[Exercise]:
Only the lines from the start of the data below through the line that contains "const y = d3.scaleLinear().domain([0, 600]).range([h, 0]);" are to be copied, exactly and without pictures.

** Begin Source data **

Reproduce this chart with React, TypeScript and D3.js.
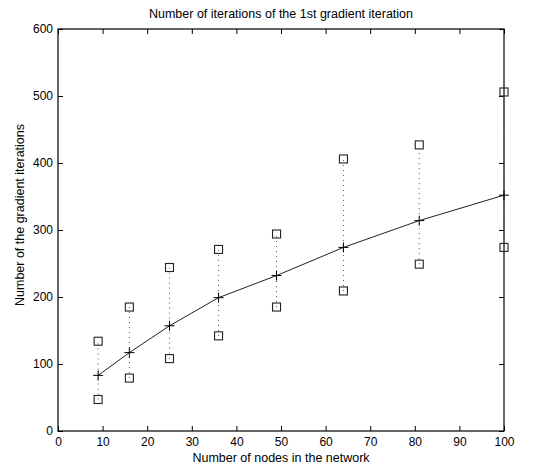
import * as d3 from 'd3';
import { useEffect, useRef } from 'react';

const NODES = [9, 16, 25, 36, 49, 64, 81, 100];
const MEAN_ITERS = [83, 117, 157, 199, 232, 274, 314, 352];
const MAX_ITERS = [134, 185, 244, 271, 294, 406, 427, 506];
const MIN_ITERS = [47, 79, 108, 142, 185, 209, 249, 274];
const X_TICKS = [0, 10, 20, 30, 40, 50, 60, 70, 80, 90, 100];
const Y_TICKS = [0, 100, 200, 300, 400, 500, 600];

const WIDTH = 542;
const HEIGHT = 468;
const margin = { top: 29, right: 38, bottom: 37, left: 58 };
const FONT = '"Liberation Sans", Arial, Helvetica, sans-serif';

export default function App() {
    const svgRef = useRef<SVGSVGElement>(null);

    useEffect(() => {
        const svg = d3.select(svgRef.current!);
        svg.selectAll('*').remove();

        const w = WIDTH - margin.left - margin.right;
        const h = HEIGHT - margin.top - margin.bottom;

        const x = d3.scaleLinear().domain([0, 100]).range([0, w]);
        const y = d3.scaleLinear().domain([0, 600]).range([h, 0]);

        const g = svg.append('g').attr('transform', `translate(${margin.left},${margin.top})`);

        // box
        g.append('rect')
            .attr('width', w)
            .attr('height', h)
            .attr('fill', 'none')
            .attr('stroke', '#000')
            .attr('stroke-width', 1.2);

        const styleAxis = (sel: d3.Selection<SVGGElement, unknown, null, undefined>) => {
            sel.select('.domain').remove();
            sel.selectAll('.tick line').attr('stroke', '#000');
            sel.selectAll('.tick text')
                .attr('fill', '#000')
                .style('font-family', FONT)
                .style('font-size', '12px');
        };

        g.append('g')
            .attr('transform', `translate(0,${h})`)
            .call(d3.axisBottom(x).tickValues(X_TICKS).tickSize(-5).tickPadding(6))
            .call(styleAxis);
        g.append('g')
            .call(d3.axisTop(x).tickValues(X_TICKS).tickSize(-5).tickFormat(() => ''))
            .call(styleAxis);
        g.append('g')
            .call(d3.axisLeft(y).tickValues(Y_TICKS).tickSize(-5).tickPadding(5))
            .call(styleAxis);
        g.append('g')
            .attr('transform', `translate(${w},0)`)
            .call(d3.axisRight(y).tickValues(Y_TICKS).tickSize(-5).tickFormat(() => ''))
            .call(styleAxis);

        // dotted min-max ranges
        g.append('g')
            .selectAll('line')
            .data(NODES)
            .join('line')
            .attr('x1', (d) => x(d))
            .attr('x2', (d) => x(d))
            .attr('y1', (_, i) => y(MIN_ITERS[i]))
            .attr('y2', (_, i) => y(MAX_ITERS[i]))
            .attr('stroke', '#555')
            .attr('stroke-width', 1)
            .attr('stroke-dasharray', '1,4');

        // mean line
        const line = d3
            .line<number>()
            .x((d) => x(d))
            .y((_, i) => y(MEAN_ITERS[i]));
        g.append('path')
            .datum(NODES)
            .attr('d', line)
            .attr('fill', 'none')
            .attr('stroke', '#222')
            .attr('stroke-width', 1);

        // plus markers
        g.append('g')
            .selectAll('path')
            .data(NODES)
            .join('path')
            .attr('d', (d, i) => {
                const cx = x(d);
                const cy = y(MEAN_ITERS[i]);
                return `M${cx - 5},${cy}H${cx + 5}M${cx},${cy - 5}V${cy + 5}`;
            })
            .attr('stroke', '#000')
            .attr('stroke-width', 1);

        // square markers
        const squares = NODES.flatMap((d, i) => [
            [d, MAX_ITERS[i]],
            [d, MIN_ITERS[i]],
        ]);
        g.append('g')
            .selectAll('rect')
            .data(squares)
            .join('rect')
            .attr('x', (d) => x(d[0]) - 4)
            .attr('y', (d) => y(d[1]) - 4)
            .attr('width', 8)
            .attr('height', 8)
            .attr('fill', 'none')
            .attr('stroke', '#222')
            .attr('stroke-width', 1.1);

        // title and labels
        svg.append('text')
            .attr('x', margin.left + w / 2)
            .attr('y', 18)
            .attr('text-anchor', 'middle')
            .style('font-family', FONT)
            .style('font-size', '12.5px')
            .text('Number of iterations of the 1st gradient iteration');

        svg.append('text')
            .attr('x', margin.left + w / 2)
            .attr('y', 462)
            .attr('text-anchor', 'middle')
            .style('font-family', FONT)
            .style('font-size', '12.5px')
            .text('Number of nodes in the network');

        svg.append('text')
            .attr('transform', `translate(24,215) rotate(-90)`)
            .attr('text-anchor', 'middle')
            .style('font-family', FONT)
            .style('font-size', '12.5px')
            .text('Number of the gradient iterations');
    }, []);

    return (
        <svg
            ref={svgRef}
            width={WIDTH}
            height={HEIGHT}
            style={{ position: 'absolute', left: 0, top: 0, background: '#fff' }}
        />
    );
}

** End Source data **

[Answer in full]:
Reproduce this chart with React, TypeScript and D3.js.
import * as d3 from 'd3';
import { useEffect, useRef } from 'react';

const NODES = [9, 16, 25, 36, 49, 64, 81, 100];
const MEAN_ITERS = [83, 117, 157, 199, 232, 274, 314, 352];
const MAX_ITERS = [134, 185, 244, 271, 294, 406, 427, 506];
const MIN_ITERS = [47, 79, 108, 142, 185, 209, 249, 274];
const X_TICKS = [0, 10, 20, 30, 40, 50, 60, 70, 80, 90, 100];
const Y_TICKS = [0, 100, 200, 300, 400, 500, 600];

const WIDTH = 542;
const HEIGHT = 468;
const margin = { top: 29, right: 38, bottom: 37, left: 58 };
const FONT = '"Liberation Sans", Arial, Helvetica, sans-serif';

export default function App() {
    const svgRef = useRef<SVGSVGElement>(null);

    useEffect(() => {
        const svg = d3.select(svgRef.current!);
        svg.selectAll('*').remove();

        const w = WIDTH - margin.left - margin.right;
        const h = HEIGHT - margin.top - margin.bottom;

        const x = d3.scaleLinear().domain([0, 100]).range([0, w]);
        const y = d3.scaleLinear().domain([0, 600]).range([h, 0]);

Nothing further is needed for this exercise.